In "Kaisha" (6× 12), Moltisanti discussed the similarities between Sally Boy and Anthony Soprano with Julianna Skiff, describing both as men who think that everything belongs to them—‌a notion crystallized by Sally Boy in Cleaver's finale when he tells Michael: "What you have belongs to me" because "what's mine is mine; what's yours is mine".

===Episodes===
- "The Legend of Tennessee Moltisanti" (1 ×08)
- "D-Girl" (2×07)
- "In Camelot" (5×07)
- "Mayham" (6×03)
- "Luxury Lounge" (6×07)
- "Kaisha" (6× 12)
- "Stage 5" (6× 14)

==Mockumentary==
In conjunction with the premiere of "Stage 5," HBO aired the seven-minute mockumentary Making Cleaver, detailing the film's production.
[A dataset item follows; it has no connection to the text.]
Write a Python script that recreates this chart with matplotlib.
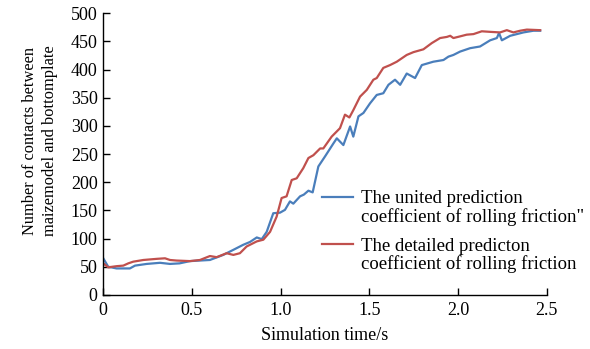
import matplotlib
matplotlib.use("Agg")
import matplotlib.pyplot as plt
from matplotlib.lines import Line2D

plt.rcParams['font.family'] = ['Liberation Serif', 'DejaVu Serif']

# united prediction (blue)
t_united = [0.0, 0.028, 0.075, 0.15, 0.179, 0.245, 0.32, 0.376, 0.43, 0.489, 0.601,
            0.676, 0.733, 0.789, 0.827, 0.865, 0.893, 0.921, 0.958, 0.996, 1.024,
            1.052, 1.071, 1.109, 1.13, 1.156, 1.18, 1.212, 1.25, 1.297, 1.316,
            1.353, 1.391, 1.409, 1.438, 1.466, 1.503, 1.541, 1.578, 1.607, 1.644,
            1.673, 1.71, 1.757, 1.795, 1.86, 1.917, 1.945, 1.973, 2.011, 2.067,
            2.123, 2.18, 2.218, 2.23, 2.246, 2.293, 2.368, 2.424, 2.462]
n_united = [65, 50, 47, 47, 52, 55, 57, 55, 56, 60, 62,
            71, 80, 89, 94, 102, 99, 112, 145, 146, 151,
            166, 162, 175, 178, 185, 182, 228, 246, 269, 278,
            266, 299, 281, 317, 323, 340, 355, 358, 373, 382,
            373, 393, 385, 408, 414, 417, 423, 426, 432, 438,
            441, 452, 456, 465, 452, 460, 466, 469, 469]

# detailed prediction (red)
t_detailed = [0.0, 0.028, 0.075, 0.113, 0.141, 0.169, 0.226, 0.301, 0.348, 0.376,
              0.413, 0.489, 0.545, 0.601, 0.639, 0.695, 0.733, 0.77, 0.808, 0.865,
              0.902, 0.94, 0.977, 1.005, 1.033, 1.062, 1.09, 1.127, 1.156, 1.184,
              1.222, 1.24, 1.287, 1.334, 1.362, 1.387, 1.409, 1.447, 1.485, 1.522,
              1.541, 1.578, 1.616, 1.654, 1.71, 1.748, 1.804, 1.851, 1.898, 1.936,
              1.955, 1.973, 2.011, 2.048, 2.086, 2.133, 2.18, 2.236, 2.274, 2.311,
              2.349, 2.387, 2.462]
n_detailed = [56, 49, 51, 52, 56, 59, 62, 64, 65, 62,
              61, 60, 62, 69, 67, 74, 71, 74, 86, 95,
              98, 112, 139, 172, 175, 204, 207, 225, 243, 248,
              260, 260, 281, 296, 320, 315, 328, 352, 364, 382,
              385, 403, 408, 414, 426, 431, 436, 447, 456, 458,
              460, 456, 459, 462, 463, 468, 467, 466, 470, 466,
              469, 471, 470]

x_ticks = [0, 0.5, 1.0, 1.5, 2.0, 2.5]
x_labels = ["0", "0.5", "1.0", "1.5", "2.0", "2.5"]
y_ticks = list(range(0, 501, 50))

united_label = ["The united prediction", 'coefficient of rolling friction"']
detailed_label = ["The detailed predicton", "coefficient of rolling friction"]

BLUE = '#4a7ebb'
RED = '#c0504d'

fig = plt.figure(figsize=(5.9, 3.49), dpi=100)
ax = fig.add_axes([0.175, 0.155, 0.752, 0.807])

l1, = ax.plot(t_united, n_united, color=BLUE, lw=1.6)
l2, = ax.plot(t_detailed, n_detailed, color=RED, lw=1.6)

ax.set_xlim(0, 2.5)
ax.set_ylim(0, 500)
ax.set_xticks(x_ticks)
ax.set_xticklabels(x_labels)
ax.set_yticks(y_ticks)
ax.tick_params(direction='in', length=5, width=1, labelsize=13, pad=4)
ax.tick_params(axis='x', pad=5)
for s in ['top', 'right']:
    ax.spines[s].set_visible(False)
for s in ['left', 'bottom']:
    ax.spines[s].set_linewidth(1.0)

ax.set_xlabel("Simulation time/s", fontsize=13, labelpad=6)
ax.set_ylabel("Number of contacts between\nmaizemodel and bottomplate",
              fontsize=11.8, linespacing=1.35)
ax.yaxis.set_label_coords(-0.102, 0.547)

# legend: line sits next to the first line of each two-line label
blank = Line2D([], [], color='none')
leg_kw = dict(loc='upper left', frameon=False, fontsize=13.5, handlelength=1.65,
              handletextpad=0.45, labelspacing=0.05, borderpad=0, borderaxespad=0)
leg1 = ax.legend([l1, blank], united_label, bbox_to_anchor=(0.493, 0.372), **leg_kw)
ax.add_artist(leg1)
ax.legend([l2, blank], detailed_label, bbox_to_anchor=(0.493, 0.204), **leg_kw)

fig.savefig("out.png", dpi=100)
Including in-character interviews with Moltisanti, Lupertazzi, Yam, Baldwin, LaPaglia, and special-effects make-up artist Steve Kelly, the behind-the-scenes look is broken up into four segments: "Concept," "Courting Kingsley," "Cast and Crew," and "A 'Family' Production." The mockumentary is included in the Season 6 Part 2 DVD set and in The Complete Series DVD collection.